Все его беседы, взгляды, все его принципы относительно жизни и морали я разбирала с той же тщательностью, как когда-то у Орядина, и мне приходилось каждый раз заново убеждаться, что он человек насквозь интеллигентный и честный, до конца аристократ в чувствах и настоящий гуманист, чего об Орядине я с уверенностью сказать не могла.

Я купила себе рекомендованные им разные научные труды и читала их, углубляясь в них всей душой. Мне казалось, что этим его сущность станет мне ещё более понятной. Он восхищался античной литературой, и я добросовестно перечитывала всё доступное мне. Бюст Софокла, который он собственноручно поставил в моей комнате, стал для меня чем-то вроде святыни. Из новой изысканной [98] литературы он любил некоторых польских писателей, на которых я раньше не обращала особого внимания, потому что они происходили из недружелюбного мне народа. Своей интеллигентностью он устыдил мои враждебные, почти односторонние чувства, научил меня ценить и быть по отношению даже к врагам объективной и справедливой. Благодаря ему я поняла настоящий аристократизм души — тот самый аристократизм, о котором столь загадочно, но в то же время сильно и вдохновенно писал современный философ Ницше. Я научилась ясному мировоззрению, которое показало мне не одну, доселе почти совсем непонятную и незаметную вещь в новом свете. Но при всём этом его личность укрепила и мою подавленную душу и самосознание, вновь пробудила мою гордость, и за это я ему особенно благодарна. Воспоминание об этом последнем вызывает боль в моей душе, но я довольна.

Долгое-долгое время я мучилась и упивалась различными воспоминаниями о его личности, а в конце концов пришла к такому выводу. Было глупо, слабосильно лелеять нежные чувства к человеку, который, как я убедилась, в последнюю минуту гордо оттолкнул меня от себя. По какой причине — не могу ясно разобраться, чувствую лишь, что Орядин должен быть этой причиной. Впрочем, это меня обижает. Орядин достоин быть и его другом, и ему не следовало ради знакомства, о котором я даже не знаю, что он думает, отталкивать меня. Он делал это — правда — временами достаточно загадочным поведением, скорее с сожалением, скорее вынужденно, будто не хотел и тенью стать в чём-либо помехой или задержаться там, где мог бы быть лишним; но для меня и этого довольно, чтобы не навязываться ему своей особой. Если мои знакомства ему неприятны, то тем более неприятна и я, стоящая одна посреди широкого мира, без положения, без состояния, "компаньонка".

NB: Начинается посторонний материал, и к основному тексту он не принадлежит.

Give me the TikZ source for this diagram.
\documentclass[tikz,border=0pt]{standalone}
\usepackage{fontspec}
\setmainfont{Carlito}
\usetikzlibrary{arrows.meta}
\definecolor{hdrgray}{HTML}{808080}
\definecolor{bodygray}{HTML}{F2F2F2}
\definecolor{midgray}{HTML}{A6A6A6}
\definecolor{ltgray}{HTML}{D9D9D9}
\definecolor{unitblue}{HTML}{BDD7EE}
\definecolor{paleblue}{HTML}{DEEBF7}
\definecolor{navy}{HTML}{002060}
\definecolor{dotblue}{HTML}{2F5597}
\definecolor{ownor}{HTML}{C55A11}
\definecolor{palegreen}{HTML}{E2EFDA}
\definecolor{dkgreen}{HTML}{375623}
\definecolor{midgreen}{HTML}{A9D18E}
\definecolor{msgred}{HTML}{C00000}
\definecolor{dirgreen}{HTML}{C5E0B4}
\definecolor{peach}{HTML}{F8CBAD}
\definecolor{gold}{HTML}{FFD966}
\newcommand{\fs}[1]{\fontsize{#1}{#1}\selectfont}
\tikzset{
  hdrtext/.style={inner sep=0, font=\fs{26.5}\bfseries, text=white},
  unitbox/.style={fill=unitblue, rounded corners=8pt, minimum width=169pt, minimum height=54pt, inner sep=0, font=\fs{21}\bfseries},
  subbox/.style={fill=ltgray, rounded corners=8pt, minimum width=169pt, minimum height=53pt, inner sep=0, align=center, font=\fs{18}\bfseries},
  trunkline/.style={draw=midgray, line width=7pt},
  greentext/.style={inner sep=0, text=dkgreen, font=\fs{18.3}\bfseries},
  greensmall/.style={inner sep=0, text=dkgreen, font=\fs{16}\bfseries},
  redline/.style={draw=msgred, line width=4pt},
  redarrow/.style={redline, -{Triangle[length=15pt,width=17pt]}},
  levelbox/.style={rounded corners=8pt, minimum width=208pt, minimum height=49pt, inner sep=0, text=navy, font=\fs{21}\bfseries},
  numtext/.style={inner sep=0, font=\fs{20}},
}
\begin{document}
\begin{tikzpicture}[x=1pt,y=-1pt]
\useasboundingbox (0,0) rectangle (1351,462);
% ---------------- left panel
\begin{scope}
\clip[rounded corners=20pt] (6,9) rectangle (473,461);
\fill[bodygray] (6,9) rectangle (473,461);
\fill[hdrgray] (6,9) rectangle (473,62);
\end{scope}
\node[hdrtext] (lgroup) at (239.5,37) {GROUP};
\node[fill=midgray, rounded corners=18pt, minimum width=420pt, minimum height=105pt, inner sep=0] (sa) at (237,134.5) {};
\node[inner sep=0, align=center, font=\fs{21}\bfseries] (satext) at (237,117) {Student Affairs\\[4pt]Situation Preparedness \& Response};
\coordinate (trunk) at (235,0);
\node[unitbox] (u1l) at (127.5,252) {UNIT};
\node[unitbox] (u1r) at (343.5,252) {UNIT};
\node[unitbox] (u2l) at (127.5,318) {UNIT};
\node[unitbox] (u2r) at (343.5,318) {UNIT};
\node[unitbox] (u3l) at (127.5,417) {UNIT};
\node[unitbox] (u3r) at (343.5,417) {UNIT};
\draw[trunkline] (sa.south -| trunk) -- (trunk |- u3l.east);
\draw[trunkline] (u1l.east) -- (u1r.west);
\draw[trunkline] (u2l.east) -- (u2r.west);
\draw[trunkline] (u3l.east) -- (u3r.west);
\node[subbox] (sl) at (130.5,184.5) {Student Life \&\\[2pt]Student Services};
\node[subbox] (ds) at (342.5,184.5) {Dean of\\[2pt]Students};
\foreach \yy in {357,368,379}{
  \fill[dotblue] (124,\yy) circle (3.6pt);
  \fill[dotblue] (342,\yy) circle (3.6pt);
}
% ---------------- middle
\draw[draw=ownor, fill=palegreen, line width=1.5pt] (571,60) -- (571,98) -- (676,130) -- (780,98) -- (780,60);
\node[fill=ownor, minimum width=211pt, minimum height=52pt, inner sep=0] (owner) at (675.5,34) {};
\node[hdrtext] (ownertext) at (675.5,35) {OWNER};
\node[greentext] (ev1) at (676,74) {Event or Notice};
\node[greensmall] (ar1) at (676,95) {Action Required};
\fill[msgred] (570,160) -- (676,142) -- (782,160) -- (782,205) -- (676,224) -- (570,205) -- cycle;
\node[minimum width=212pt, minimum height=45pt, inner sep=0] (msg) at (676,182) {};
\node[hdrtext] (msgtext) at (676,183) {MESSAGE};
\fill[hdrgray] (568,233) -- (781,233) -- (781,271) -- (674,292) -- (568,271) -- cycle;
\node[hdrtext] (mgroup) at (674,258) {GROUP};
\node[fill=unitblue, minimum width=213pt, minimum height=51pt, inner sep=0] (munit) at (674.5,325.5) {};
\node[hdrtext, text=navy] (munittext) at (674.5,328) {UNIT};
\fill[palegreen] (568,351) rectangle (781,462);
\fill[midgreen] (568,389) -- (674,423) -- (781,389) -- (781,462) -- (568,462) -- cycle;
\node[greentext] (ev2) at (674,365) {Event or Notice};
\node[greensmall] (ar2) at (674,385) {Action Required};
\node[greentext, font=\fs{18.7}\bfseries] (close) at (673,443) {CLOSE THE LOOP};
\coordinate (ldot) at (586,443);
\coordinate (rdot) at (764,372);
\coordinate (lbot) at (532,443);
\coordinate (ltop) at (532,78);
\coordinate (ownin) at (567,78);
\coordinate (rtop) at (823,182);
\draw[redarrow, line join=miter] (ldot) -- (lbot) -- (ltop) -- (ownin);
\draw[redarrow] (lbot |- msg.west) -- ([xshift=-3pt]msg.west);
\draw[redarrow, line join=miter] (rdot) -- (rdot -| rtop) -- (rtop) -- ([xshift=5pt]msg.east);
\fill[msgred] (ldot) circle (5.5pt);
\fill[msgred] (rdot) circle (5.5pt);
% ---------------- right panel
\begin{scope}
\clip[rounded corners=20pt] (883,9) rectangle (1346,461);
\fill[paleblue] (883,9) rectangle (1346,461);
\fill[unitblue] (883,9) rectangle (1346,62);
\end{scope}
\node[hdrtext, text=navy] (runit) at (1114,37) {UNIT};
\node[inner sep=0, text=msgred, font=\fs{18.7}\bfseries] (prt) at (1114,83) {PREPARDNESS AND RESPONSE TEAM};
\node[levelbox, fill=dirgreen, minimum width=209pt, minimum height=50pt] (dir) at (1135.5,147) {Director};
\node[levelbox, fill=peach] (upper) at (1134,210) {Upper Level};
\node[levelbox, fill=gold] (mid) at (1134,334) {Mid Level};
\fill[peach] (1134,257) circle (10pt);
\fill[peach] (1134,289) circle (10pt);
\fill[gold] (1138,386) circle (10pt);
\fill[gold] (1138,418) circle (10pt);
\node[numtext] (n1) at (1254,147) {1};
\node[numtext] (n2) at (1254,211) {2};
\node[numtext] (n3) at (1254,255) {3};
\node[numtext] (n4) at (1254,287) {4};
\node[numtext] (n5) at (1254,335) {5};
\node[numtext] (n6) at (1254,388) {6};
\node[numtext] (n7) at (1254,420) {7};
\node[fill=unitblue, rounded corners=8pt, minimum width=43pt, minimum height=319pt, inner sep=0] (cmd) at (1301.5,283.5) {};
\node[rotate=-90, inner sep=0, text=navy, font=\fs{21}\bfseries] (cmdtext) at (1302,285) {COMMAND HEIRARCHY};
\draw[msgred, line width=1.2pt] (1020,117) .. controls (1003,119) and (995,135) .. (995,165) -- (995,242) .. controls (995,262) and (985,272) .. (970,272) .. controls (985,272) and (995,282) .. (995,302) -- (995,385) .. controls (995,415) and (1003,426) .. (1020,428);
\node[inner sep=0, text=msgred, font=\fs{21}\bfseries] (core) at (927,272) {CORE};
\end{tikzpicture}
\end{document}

Орядин злится на меня, причиняет мне боль из какой-то мести, но он не отвернулся бы от меня в таком случае. Поэтому прощай, Марко. Наши натуры слишком похожи, чтобы могли соединиться, слишком одинаково замкнуты в себе, чтобы всегда понимать друг друга. Не увидимся, может быть, больше никогда, и я не напомню о себе ни одним воспоминанием, ни одним словечком — разве что мечтами! Да, мечтами, если бы они имели силу дойти до тебя. А может, ты почувствуешь их тихими, звёздными ночами на море?..

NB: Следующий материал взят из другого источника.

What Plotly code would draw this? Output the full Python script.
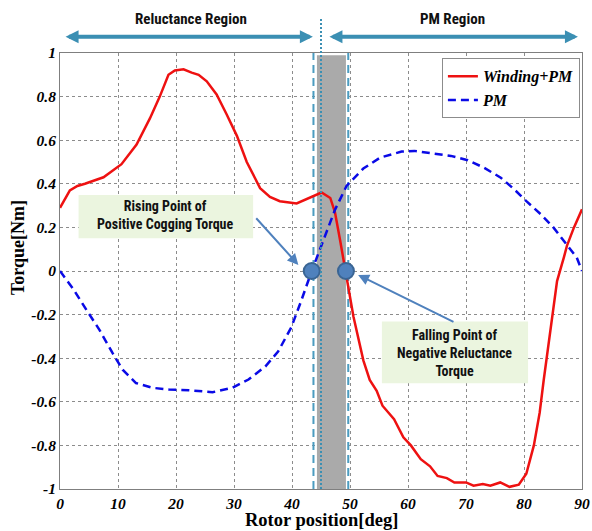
import plotly.graph_objects as go

# Torque vs rotor position
x_winding_pm = [0, 1.7, 3.0, 4.3, 7.5, 10.6, 13.2, 15.5, 17.2, 18.7, 19.8, 21.3, 22.7, 23.9,
                25.3, 27.0, 28.7, 30.5, 32.2, 34.5, 36.2, 37.9, 40.8, 43.1, 45.1, 46.6,
                47.4, 48.3, 49.1, 49.7, 50.6, 52.3, 53.4, 54.6, 55.6, 57.6, 59.2, 60.5,
                62.2, 63.8, 65.1, 66.7, 68.0, 70.0, 71.3, 72.9, 74.2, 75.9, 77.5, 79.1,
                80.4, 81.7, 82.7, 83.4, 84.5, 85.7, 86.9, 87.4, 88.6, 90.0]
y_winding_pm = [0.29, 0.37, 0.39, 0.40, 0.43, 0.49, 0.58, 0.70, 0.80, 0.90, 0.92, 0.925, 0.91, 0.90,
                0.87, 0.81, 0.72, 0.62, 0.50, 0.38, 0.34, 0.32, 0.31, 0.335, 0.36, 0.335,
                0.27, 0.14, 0.02, -0.07, -0.21, -0.41, -0.50, -0.55, -0.618, -0.68, -0.763, -0.80,
                -0.863, -0.896, -0.94, -0.95, -0.97, -0.97, -0.985, -0.977, -0.985, -0.97, -0.99, -0.98,
                -0.93, -0.80, -0.65, -0.50, -0.28, -0.046, 0.065, 0.115, 0.199, 0.283]

x_pm = [0, 2.3, 4.6, 6.8, 9.1, 10.8, 13.1, 16.0, 18.8, 22.2, 26.3, 29.7, 32.5, 35.4, 37.6,
        39.9, 41.6, 43.4, 45.4, 47.4, 49.4, 52.3, 55.2, 58.9, 61.1, 64.6, 67.4, 70.3,
        73.1, 76.0, 78.3, 80.5, 82.9, 85.1, 87.4, 89.1, 90.0]
y_pm = [0, -0.083, -0.18, -0.27, -0.378, -0.453, -0.514, -0.536, -0.544, -0.547, -0.556, -0.536,
        -0.498, -0.438, -0.37, -0.257, -0.136, 0.0, 0.14, 0.28, 0.39, 0.47, 0.52, 0.548, 0.551,
        0.539, 0.528, 0.508, 0.474, 0.428, 0.375, 0.318, 0.26, 0.199, 0.122, 0.061, 0.0]

# zero crossings of the PM and Winding+PM torque
crossing_x = [43.4, 49.3]
crossing_y = [0, 0]

x_ticks = [0, 10, 20, 30, 40, 50, 60, 70, 80, 90]
y_ticks = [1, 0.8, 0.6, 0.4, 0.2, 0, -0.2, -0.4, -0.6, -0.8, -1]
y_tick_text = ["1", "0.8", "0.6", "0.4", "0.2", "0", "-0.2", "-0.4", "-0.6", "-0.8", "-1"]

x_range = [0, 90]
y_range = [-1, 1]
region_boundary = 45
transition_band = [44.3, 49.3]
transition_edges = [43.7, 49.7]

SERIF = "Liberation Serif"
NARROW = "Liberation Sans Narrow, Arial Narrow, Roboto Condensed, DejaVu Sans Condensed, sans-serif"
TEAL = "#3b8fb3"
STEEL = "#4f81bd"
BOX_FILL = "#ebf5df"

fig = go.Figure()

fig.add_trace(go.Scatter(
    x=x_winding_pm, y=y_winding_pm, mode="lines", name="Winding+PM",
    line=dict(color="#ee1111", width=2.5),
))
fig.add_trace(go.Scatter(
    x=x_pm, y=y_pm, mode="lines", name="PM",
    line=dict(color="#0a0ae6", width=2.5, dash="8px,5px"),
))
fig.add_trace(go.Scatter(
    x=crossing_x, y=crossing_y, mode="markers", showlegend=False,
    marker=dict(size=16, color=STEEL, line=dict(color="#3a6594", width=2)),
))

# transition band between the two regions
fig.add_shape(type="rect", xref="x", yref="y", layer="between",
              x0=transition_band[0], x1=transition_band[1], y0=y_range[0], y1=0.99,
              fillcolor="#aaaaaa", line=dict(width=0))
for xe in transition_edges:
    fig.add_shape(type="line", xref="x", yref="y", layer="between",
                  x0=xe, x1=xe, y0=y_range[0], y1=y_range[1],
                  line=dict(color="#4b9cc0", width=2, dash="8px,5px"))

# region divider, extending above the plot
boundary_paper = (region_boundary - x_range[0]) / (x_range[1] - x_range[0])
fig.add_shape(type="line", xref="paper", yref="paper", layer="above",
              x0=boundary_paper, x1=boundary_paper, y0=0, y1=1.08,
              line=dict(color=TEAL, width=2, dash="2px,2px"))

# region arrows and labels above the plot
arrow_y = 1.037
for head, tail in [(43.6, 0.7), (89.3, 46.2)]:
    fig.add_annotation(x=head, y=arrow_y, xref="x", yref="paper",
                       ax=tail, ay=0, axref="x", ayref="pixel",
                       text="", showarrow=True, arrowside="end+start",
                       arrowhead=2, arrowsize=0.65, arrowwidth=4, arrowcolor=TEAL)
for label, xc in [("Reluctance Region", 22.6), ("PM Region", 67.6)]:
    fig.add_annotation(x=xc, y=1.078, xref="x", yref="paper", text=label,
                       showarrow=False, xanchor="center", yanchor="middle",
                       font=dict(family=NARROW, size=15, color="#111111", weight="bold"))

# callout boxes
fig.add_shape(type="rect", xref="x", yref="y", layer="above",
              x0=3.2, x1=33.3, y0=0.15, y1=0.349, fillcolor=BOX_FILL, line=dict(width=0))
fig.add_shape(type="rect", xref="x", yref="y", layer="above",
              x0=55.5, x1=80.7, y0=-0.515, y1=-0.232, fillcolor=BOX_FILL, line=dict(width=0))

callout_font = dict(family=NARROW, size=14, color="#111111", weight="bold")
fig.add_annotation(x=18.1, y=0.2575, xref="x", yref="y",
                   text="Rising Point of<br>Positive Cogging Torque", showarrow=False,
                   xanchor="center", yanchor="middle", align="center", font=callout_font)
fig.add_annotation(x=68.1, y=-0.376, xref="x", yref="y",
                   text="Falling Point of<br>Negative Reluctance<br>Torque", showarrow=False,
                   xanchor="center", yanchor="middle", align="center", font=callout_font)

fig.add_annotation(x=41.1, y=0.028, ax=33.6, ay=0.249, xref="x", yref="y",
                   axref="x", ayref="y", text="", showarrow=True,
                   arrowhead=2, arrowsize=1.1, arrowwidth=2, arrowcolor=STEEL)
fig.add_annotation(x=51.4, y=-0.018, ax=68.1, ay=-0.237, xref="x", yref="y",
                   axref="x", ayref="y", text="", showarrow=True,
                   arrowhead=2, arrowsize=1.1, arrowwidth=2, arrowcolor=STEEL)

# axis titles
fig.add_annotation(x=0.5, y=-0.070, xref="paper", yref="paper", text="Rotor position[deg]",
                   showarrow=False, xanchor="center", yanchor="middle",
                   font=dict(family=SERIF, size=18.5, color="#000000", weight="bold"))
fig.add_annotation(x=-0.0805, y=0.555, xref="paper", yref="paper", text="Torque[Nm]",
                   showarrow=False, xanchor="center", yanchor="middle", textangle=-90,
                   font=dict(family=SERIF, size=18, color="#000000", weight="bold"))

tick_font = dict(family=SERIF, size=15.5, color="#000000", weight="bold", style="italic")
fig.update_xaxes(range=x_range, tickvals=x_ticks, tickfont=tick_font, automargin=False,
                 showgrid=True, gridcolor="#8c8c8c", griddash="dot", gridwidth=1,
                 showline=True, linecolor="#7f7f7f", linewidth=1, mirror=True,
                 zeroline=False, ticks="", ticklabelstandoff=0)
fig.update_yaxes(range=y_range, tickvals=y_ticks, ticktext=y_tick_text, tickfont=tick_font,
                 automargin=False,
                 showgrid=True, gridcolor="#8c8c8c", griddash="dot", gridwidth=1,
                 showline=True, linecolor="#7f7f7f", linewidth=1, mirror=True,
                 zeroline=False, ticks="")

fig.update_layout(
    width=592, height=531,
    margin=dict(l=60, r=10, t=53, b=42),
    plot_bgcolor="white", paper_bgcolor="white",
    legend=dict(x=0.996, y=0.988, xanchor="right", yanchor="top",
                bgcolor="white", bordercolor="#8c8c8c", borderwidth=1,
                font=dict(family=SERIF, size=16, color="#000000", weight="bold", style="italic"),
                tracegroupgap=0, itemwidth=30),
    showlegend=True,
)

fig.write_html("out.html")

А я займусь наукой и трудом, чтобы моя жизнь обрела смысл и привлекательность, а для других хоть мимолётную ценность, и чтобы сдержать данное тебе слово, что ты когда-нибудь получишь в руки мои произведения.

С Орядином — разорву ли я когда знакомство? О нет, он остался при всём том какой-то реликвией, святыней, каким-то лучом моей мрачной одноцветной прошлой жизни, который я не забуду никогда. Кроме того, он сын моего обиженного народа, в чьё будущее я верю, который своими способностями станет во главе этого народа и не обманет его доверия. Он — я это знаю — никогда не даст мне повода пожалеть о моей искренней привязанности к его прежней любви, а теперь дружбе. Если бы мне пришлось бороться из-за его горячей, непостоянной натуры и дальше, то я буду бороться. Я люблю борьбу: она напоминает мне о жизни и существовании.